**Recorded information**
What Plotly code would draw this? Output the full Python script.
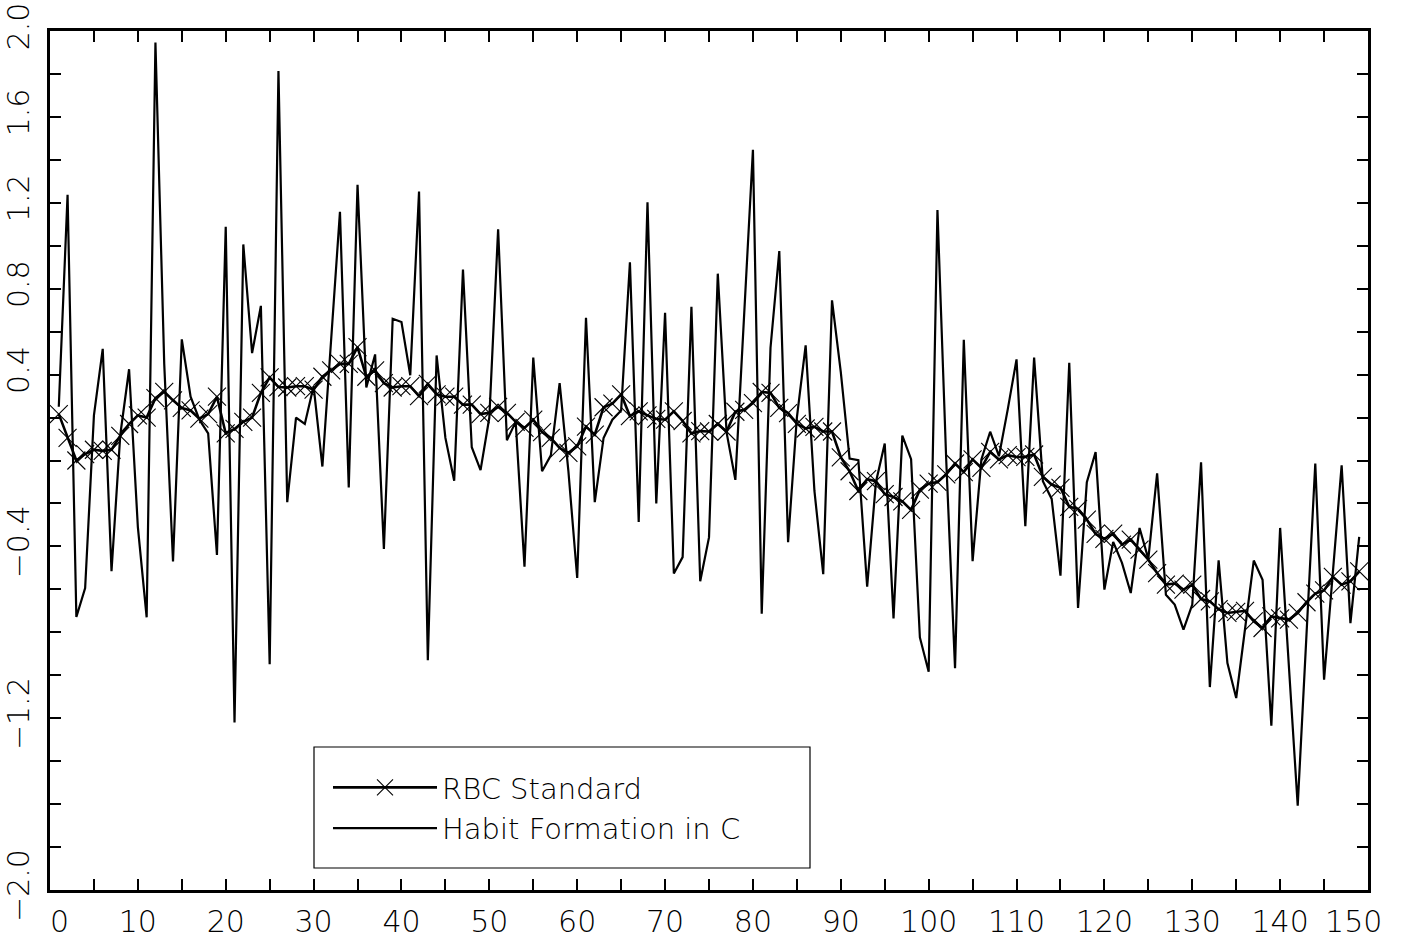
import plotly.graph_objects as go

# periods
periods = list(range(1, 150))

# RBC Standard (line with x markers)
rbc_standard = [
    0.216, 0.105, 0.000, 0.030, 0.050, 0.045, 0.050, 0.115, 0.170, 0.210,
    0.200, 0.290, 0.320, 0.280, 0.245, 0.233, 0.195, 0.216, 0.297, 0.126,
    0.147, 0.180, 0.200, 0.315, 0.387, 0.342, 0.340, 0.346, 0.346, 0.330,
    0.390, 0.420, 0.450, 0.450, 0.528, 0.390, 0.420, 0.360, 0.340, 0.346,
    0.346, 0.300, 0.357, 0.308, 0.297, 0.297, 0.260, 0.260, 0.216, 0.222,
    0.250, 0.222, 0.180, 0.152, 0.190, 0.132, 0.105, 0.058, 0.036, 0.066,
    0.158, 0.120, 0.248, 0.265, 0.308, 0.207, 0.229, 0.210, 0.194, 0.190,
    0.229, 0.184, 0.126, 0.137, 0.135, 0.170, 0.135, 0.227, 0.236, 0.267,
    0.319, 0.315, 0.245, 0.221, 0.171, 0.149, 0.157, 0.135, 0.135, 0.015,
    -0.050, -0.142, -0.087, -0.096, -0.157, -0.170, -0.190, -0.230, -0.136, -0.108,
    -0.100, -0.065, -0.014, -0.054, 0.005, -0.034, 0.040, 0.005, 0.025, 0.016,
    0.017, 0.028, -0.076, -0.112, -0.127, -0.216, -0.225, -0.275, -0.342, -0.365,
    -0.340, -0.392, -0.368, -0.415, -0.462, -0.524, -0.578, -0.573, -0.601, -0.578,
    -0.645, -0.656, -0.692, -0.710, -0.705, -0.700, -0.749, -0.780, -0.726, -0.735,
    -0.741, -0.710, -0.660, -0.620, -0.605, -0.542, -0.578, -0.563, -0.516,
]

# Habit Formation in C (plain line)
habit_formation = [
    0.250, 1.237, -0.729, -0.594, 0.210, 0.520, -0.515, 0.120, 0.425, -0.310,
    -0.730, 1.946, 0.450, -0.470, 0.564, 0.297, 0.190, 0.126, -0.440, 1.088,
    -1.220, 1.006, 0.500, 0.720, -0.949, 1.814, -0.194, 0.200, 0.170, 0.346,
    -0.028, 0.550, 1.158, -0.126, 1.284, 0.340, 0.494, -0.412, 0.660, 0.645,
    0.397, 1.252, -0.930, 0.489, 0.105, -0.094, 0.889, 0.062, -0.045, 0.200,
    1.077, 0.094, 0.180, -0.494, 0.479, -0.050, 0.024, 0.360, -0.050, -0.547,
    0.665, -0.194, 0.105, 0.190, 0.233, 0.923, -0.286, 1.203, -0.200, 0.688,
    -0.526, -0.450, 0.716, -0.562, -0.358, 0.870, 0.131, -0.090, 0.680, 1.447,
    -0.713, 0.525, 0.975, -0.380, 0.200, 0.536, -0.142, -0.529, 0.746, 0.411,
    0.009, 0.002, -0.588, -0.100, 0.079, -0.735, 0.116, 0.006, -0.824, -0.984,
    1.166, 0.000, -0.967, 0.562, -0.469, 0.005, 0.134, 0.020, 0.238, 0.471,
    -0.306, 0.479, -0.096, -0.179, -0.536, 0.455, -0.687, -0.101, 0.039, -0.601,
    -0.379, -0.477, -0.617, -0.314, -0.458, -0.060, -0.625, -0.671, -0.788, -0.671,
    -0.008, -1.055, -0.465, -0.943, -1.106, -0.786, -0.466, -0.555, -1.235, -0.314,
    -0.948, -1.607, -0.811, -0.014, -1.021, -0.530, -0.022, -0.757, -0.356,
]

# axis ticks
x_tick_vals = list(range(0, 151, 5))
x_tick_text = [str(v) if v % 10 == 0 else "" for v in x_tick_vals]
# end labels sit just inside the frame, as in the original
x_tick_text[0] = "\u00a0\u00a00"
x_tick_text[-1] = "150\u00a0\u00a0\u00a0"

y_tick_vals = [round(-2.0 + 0.2 * i, 1) for i in range(21)]
y_labelled = {2.0: "2.0", 1.6: "1.6", 1.2: "1.2", 0.8: "0.8", 0.4: "0.4",
              -0.4: "\u22120.4", -1.2: "\u22121.2", -2.0: "\u22122.0"}
y_tick_text = [y_labelled.get(v, "") for v in y_tick_vals]

FONT = dict(family="DejaVu Sans", color="black", weight=200)

fig = go.Figure()

fig.add_trace(go.Scatter(
    x=periods, y=rbc_standard, name="RBC Standard",
    mode="lines+markers",
    line=dict(color="black", width=2.6),
    marker=dict(symbol="x-thin", size=18, line=dict(color="black", width=1.1)),
))

fig.add_trace(go.Scatter(
    x=periods, y=habit_formation, name="Habit Formation in C",
    mode="lines",
    line=dict(color="black", width=2.2),
))

fig.update_layout(
    width=1416, height=941,
    margin=dict(l=50, r=48, t=31, b=51),
    paper_bgcolor="white", plot_bgcolor="white",
    font=dict(**FONT, size=30),
    showlegend=True,
    legend=dict(
        x=(328 - 50) / 1318, y=(890 - 808) / 859,
        xanchor="left", yanchor="middle",
        bgcolor="rgba(0,0,0,0)", borderwidth=0,
        font=dict(**FONT, size=29),
        itemwidth=104,
        tracegroupgap=0,
    ),
    shapes=[dict(
        type="rect", xref="paper", yref="paper",
        x0=(314 - 50) / 1318, x1=(810 - 50) / 1318,
        y0=(890 - 868) / 859, y1=(890 - 747) / 859,
        line=dict(color="black", width=1.2), fillcolor="rgba(0,0,0,0)",
    )],
)

fig.update_xaxes(
    range=[0, 150], automargin=False,
    tickmode="array", tickvals=x_tick_vals, ticktext=x_tick_text,
    ticks="inside", ticklen=11, tickwidth=1.5, tickcolor="black",
    showline=True, linewidth=3, linecolor="black", mirror="ticks",
    showgrid=False, zeroline=False,
    tickfont=dict(**FONT, size=30),
    ticklabelstandoff=3,
)

fig.update_yaxes(
    range=[-2.0, 2.0], automargin=False,
    tickmode="array", tickvals=y_tick_vals, ticktext=y_tick_text,
    ticks="inside", ticklen=11, tickwidth=1.5, tickcolor="black",
    showline=True, linewidth=3, linecolor="black", mirror="ticks",
    showgrid=False, zeroline=False,
    tickangle=-90,
    tickfont=dict(**FONT, size=30),
    ticklabelstandoff=6,
)

fig.write_html("out.html")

**What to do**
Make an exact copy of the lines from the top of the material through the line with "periods = list(range(1, 150))", pictures excluded.

**Solution to this task**
What Plotly code would draw this? Output the full Python script.
import plotly.graph_objects as go

# periods
periods = list(range(1, 150))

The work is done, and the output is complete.